According to data from the National Association of the Remodeling Industry (NARI), kitchen and bath upgrades in these smaller footprints provide some of the highest ROIs because every square inch of improvement is felt immediately. You aren't wasting money on a giant foyer; you're spending it on the rooms you actually live in.

Actionable steps for your renovation

If you’re staring at a 1950s Cape and wondering where to start, do this:

First, live in it for six months. You need to see where the sun hits at 4:00 PM in November. You need to realize that the "convenient" mudroom entrance is actually a drafty nightmare.

Second, hire a structural engineer before an interior designer. You need to know which walls are holding up that steep roof before you start dreaming of a 10-foot kitchen island.

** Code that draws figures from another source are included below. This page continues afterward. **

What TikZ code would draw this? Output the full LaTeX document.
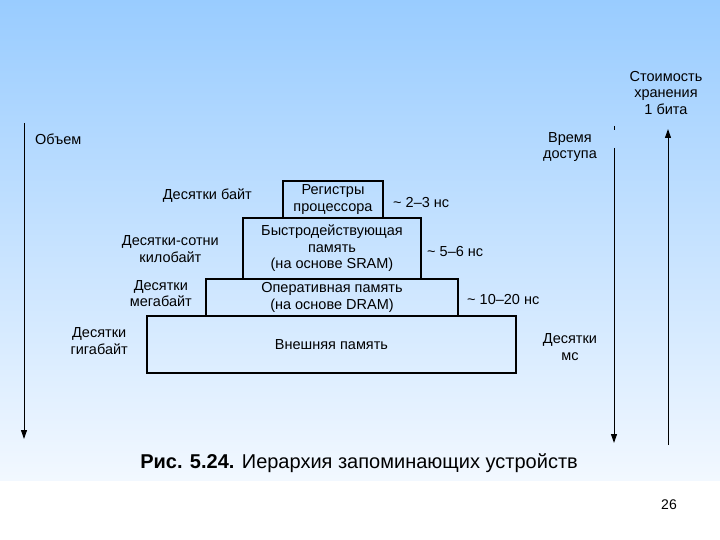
\documentclass[tikz,border=0pt]{standalone}
\usepackage{fontspec}
\setmainfont{Liberation Sans}
\usetikzlibrary{arrows.meta,positioning}
\definecolor{skyblue}{RGB}{153,204,255}
\definecolor{paleblue}{RGB}{242,248,255}

\tikzset{
  level/.style={draw, line width=1.4pt, align=center, inner sep=0pt,
    font=\fontsize{14.5}{16.5}\selectfont},
  lbl/.style={align=center, inner sep=0pt, font=\fontsize{14.5}{16.5}\selectfont},
  axis/.style={line width=1pt, -{Triangle[length=9pt,width=6pt]}}
}

\begin{document}
\begin{tikzpicture}[x=1pt,y=-1pt]
  \useasboundingbox (0,0) rectangle (720,540);
  % fond
  \shade[top color=skyblue, bottom color=paleblue] (0,0) rectangle (720,480);
  % pyramide
  \node[level, minimum width=100, minimum height=37] (reg) at (333,199.5) {Регистры\\процессора};
  \node[level, minimum width=178, minimum height=61] (sram) at (332,248.5) {Быстродействующая\\память\\(на основе SRAM)};
  \node[level, minimum width=252, minimum height=37] (dram) at (332,297.5) {Оперативная память\\(на основе DRAM)};
  \node[level, minimum width=369, minimum height=57] (ext) at (331.5,344.5) {Внешняя память};
  % объем
  \node[lbl, anchor=east] (vreg) at (252,196) {Десятки байт};
  \node[lbl, anchor=east] (vsram) at (219,249) {Десятки-сотни\\килобайт};
  \node[lbl, anchor=east] (vdram) at (192,293.5) {Десятки\\мегабайт};
  \node[lbl, anchor=east] (vext) at (128,341) {Десятки\\гигабайт};
  % время
  \node[lbl, anchor=west] (treg) at (393,203) {\textasciitilde{} 2--3 нс};
  \node[lbl, anchor=west] (tsram) at (427,252) {\textasciitilde{} 5--6 нс};
  \node[lbl, anchor=west] (tdram) at (467,300) {\textasciitilde{} 10--20 нс};
  \node[lbl] (text) at (570,347) {Десятки\\мс};
  % оси
  \node[lbl, anchor=west] (vol) at (35,139) {Объем};
  \node[lbl] (time) at (570,147) {Время\\доступа};
  \node[lbl] (cost) at (666,93) {Стоимость\\хранения\\1 бита};
  \coordinate (vtop) at (24,123);
  \coordinate (vend) at (24,439);
  \coordinate (ttick) at (614,126);
  \coordinate (ttop) at (614,148);
  \coordinate (tend) at (614,443);
  \coordinate (cbot) at (668,445);
  \coordinate (ctop) at (668,129);
  \draw[axis] (vtop) -- (vend);
  \draw[axis] (ttop) -- (tend);
  \draw[line width=1pt] (ttick) -- ++(0,4);
  \draw[axis] (cbot) -- (ctop);
  % подпись
  \node[inner sep=0pt, font=\fontsize{20}{22}\selectfont] (caption) at (359,463) {\textbf{Рис. 5.24.} Иерархия запоминающих устройств};
  \node[inner sep=0pt, font=\fontsize{14}{16}\selectfont] (page) at (669,505) {26};
\end{tikzpicture}
\end{document}
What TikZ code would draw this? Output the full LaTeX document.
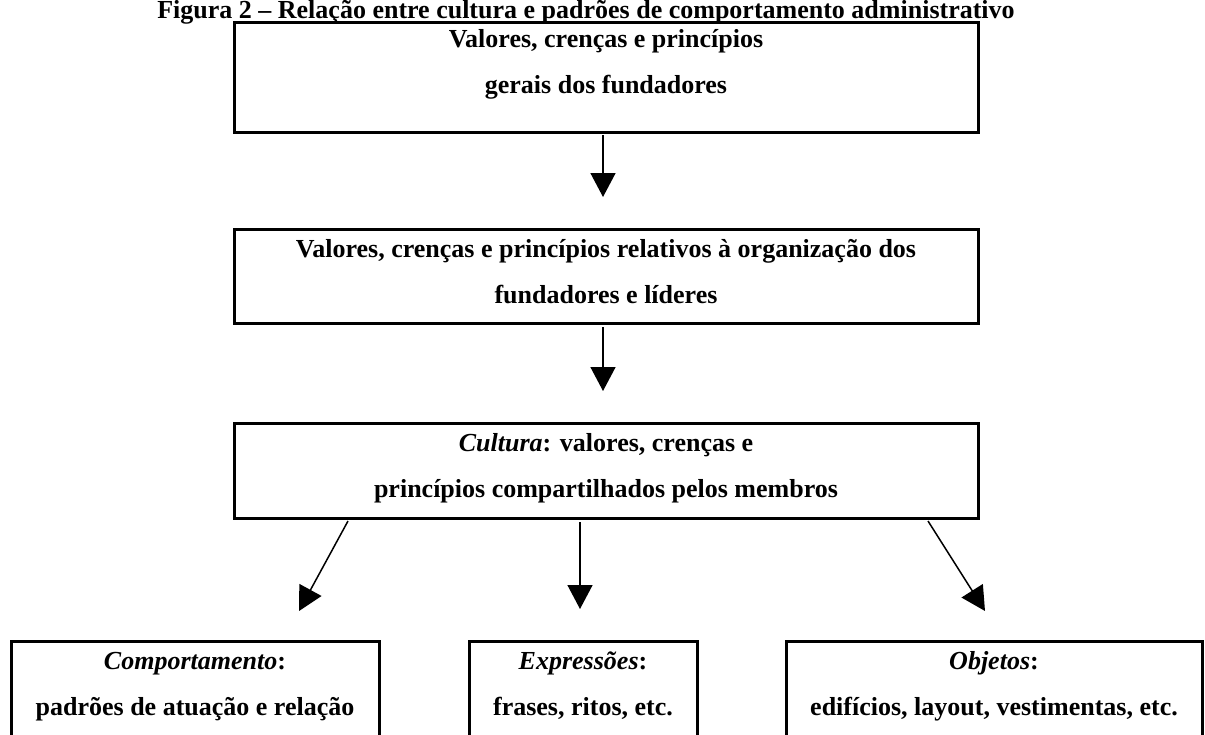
\documentclass[tikz,border=0pt]{standalone}
\usepackage{fontspec}
\setmainfont{Liberation Serif}
\usetikzlibrary{arrows.meta}
\tikzset{
  box/.style={draw=black, line width=1.5pt, inner sep=0pt},
  txt/.style={anchor=base, inner sep=0pt, font=\fontsize{13pt}{15pt}\selectfont\bfseries},
  conn/.style={draw=black, line width=0.75pt, -{Triangle[length=12pt,width=12.5pt]}}
}
\begin{document}
\begin{tikzpicture}[x=0.5pt,y=-0.5pt]
\useasboundingbox (0,0) rectangle (1205,734);
\clip (0,0) rectangle (1205,734);
% title
\node[txt] (title) at (586,18.5) {Figura 2 – Relação entre cultura e padrões de comportamento administrativo};
% boxes
\node[box, minimum width=372pt, minimum height=55pt] (b1) at (606,77) {};
\node[box, minimum width=372pt, minimum height=47pt] (b2) at (606,276) {};
\node[box, minimum width=372pt, minimum height=47.5pt] (b3) at (606,470.5) {};
\node[box, minimum width=184pt, minimum height=60pt] (c1) at (195,701) {};
\node[box, minimum width=114pt, minimum height=60pt] (c2) at (583,701) {};
\node[box, minimum width=208pt, minimum height=60pt] (c3) at (994,701) {};
% texts
\node[txt] (t1a) at (606,47) {Valores, crenças e princípios};
\node[txt] (t1b) at (606,93) {gerais dos fundadores};
\node[txt] (t2a) at (606,257) {Valores, crenças e princípios relativos à organização dos};
\node[txt] (t2b) at (606,303) {fundadores e líderes};
\node[txt] (t3a) at (606,451) {\textit{Cultura}: valores, crenças e};
\node[txt] (t3b) at (606,497) {princípios compartilhados pelos membros};
\node[txt] (u1a) at (195,669) {\textit{Comportamento}:};
\node[txt] (u1b) at (195,715) {padrões de atuação e relação};
\node[txt] (u2a) at (583,669) {\textit{Expressões}:};
\node[txt] (u2b) at (583,715) {frases, ritos, etc.};
\node[txt] (u3a) at (994,669) {\textit{Objetos}:};
\node[txt] (u3b) at (994,715) {edifícios, layout, vestimentas, etc.};
% connector ends
\coordinate (s1) at (603,135);
\coordinate (e1) at (603,197);
\coordinate (s2) at (603,327);
\coordinate (e2) at (603,391);
\coordinate (sl) at (348,521);
\coordinate (el) at (299,611);
\coordinate (sm) at (580,522);
\coordinate (em) at (580,609);
\coordinate (sr) at (928,521);
\coordinate (er) at (985,611);
\draw[conn] (s1) -- (e1);
\draw[conn] (s2) -- (e2);
\draw[conn] (sl) -- (el);
\draw[conn] (sm) -- (em);
\draw[conn] (sr) -- (er);
\end{tikzpicture}
\end{document}
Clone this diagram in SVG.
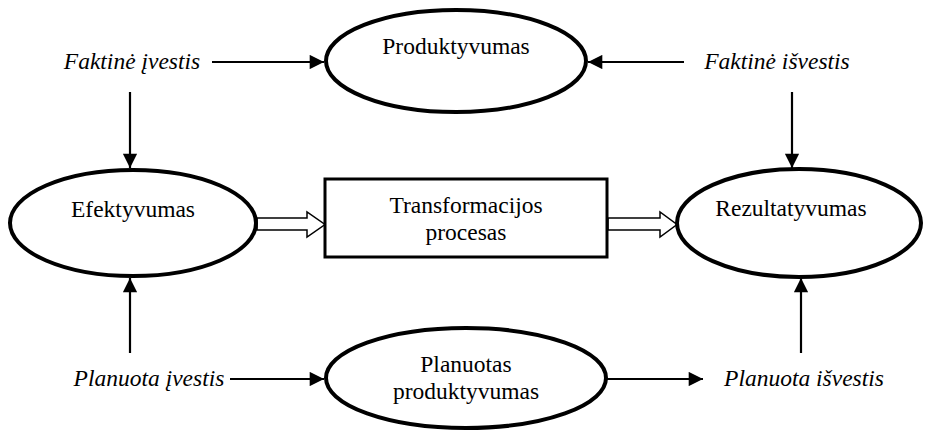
<svg xmlns="http://www.w3.org/2000/svg" width="925" height="431" viewBox="0 0 925 431">
<style>
text{font-family:"Liberation Serif","Times New Roman",serif;font-size:23.5px;fill:#000;text-anchor:middle}
.it{font-style:italic}
.node{fill:#fff;stroke:#000;stroke-width:4}
.box{fill:#fff;stroke:#000;stroke-width:3}
.ln{stroke:#000;stroke-width:2.2;fill:none}
.hol{fill:#fff;stroke:#000;stroke-width:1.5}
</style>
<defs>
<marker id="ah" viewBox="0 0 10 10" refX="10" refY="5" markerWidth="7.5" markerHeight="6.5" markerUnits="strokeWidth" orient="auto">
<path d="M0,0 L10,5 L0,10 Z" fill="#000"/>
</marker>
</defs>
<rect width="925" height="431" fill="#fff"/>
<g id="connectors">
<line class="ln" x1="212" y1="62" x2="324" y2="62" marker-end="url(#ah)"/>
<line class="ln" x1="684" y1="62" x2="588" y2="62" marker-end="url(#ah)"/>
<line class="ln" x1="130" y1="92" x2="130" y2="168" marker-end="url(#ah)"/>
<line class="ln" x1="792" y1="92" x2="792" y2="168" marker-end="url(#ah)"/>
<line class="ln" x1="130" y1="353" x2="130" y2="278" marker-end="url(#ah)"/>
<line class="ln" x1="801" y1="353" x2="801" y2="278" marker-end="url(#ah)"/>
<line class="ln" x1="230" y1="379" x2="324" y2="379" marker-end="url(#ah)"/>
<line class="ln" x1="607" y1="379" x2="703" y2="379" marker-end="url(#ah)"/>
<path class="hol" d="M257,218 L307,218 L307,212 L325,224.5 L307,237 L307,230 L257,230 Z"/>
<path class="hol" d="M608,218 L660,218 L660,212 L677,224.5 L660,237 L660,230 L608,230 Z"/>
</g>
<g id="produktyvumas">
<ellipse class="node" cx="456" cy="61" rx="130" ry="51"/>
<text x="456" y="54">Produktyvumas</text>
</g>
<g id="efektyvumas">
<ellipse class="node" cx="133" cy="223" rx="123" ry="53"/>
<text x="133" y="217">Efektyvumas</text>
</g>
<g id="transformacija">
<rect class="box" x="325" y="179" width="282" height="78"/>
<text x="466" y="213">Transformacijos</text>
<text x="466" y="240">procesas</text>
</g>
<g id="rezultatyvumas">
<ellipse class="node" cx="799" cy="223" rx="122" ry="54"/>
<text x="791" y="216">Rezultatyvumas</text>
</g>
<g id="planuotas">
<ellipse class="node" cx="466" cy="378" rx="140" ry="50"/>
<text x="466" y="372">Planuotas</text>
<text x="466" y="399">produktyvumas</text>
</g>
<g id="labels">
<text class="it" x="132" y="69">Faktinė įvestis</text>
<text class="it" x="777" y="69">Faktinė išvestis</text>
<text class="it" x="149" y="386">Planuota įvestis</text>
<text class="it" x="804" y="386">Planuota išvestis</text>
</g>
</svg>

Finally, prioritize the "envelope." New windows and high-end insulation in the rafters will do more for your quality of life than a fancy backsplash ever will. A modernized Cape should be tight, quiet, and bright.

Modernization isn't about erasing the past; it's about making the house breathe again. Strip the wallpaper, raise the ceilings where you can, and let the light in. Your Cape was built to last centuries. Give it the upgrades it needs to make it through the next one.

Start by auditing your current storage. Capes are notorious for having zero closet space. Look for "dead" space under the eaves—that's where your built-in dressers and bookshelves belong. Once you solve the storage problem, the rest of the modernization usually falls into place.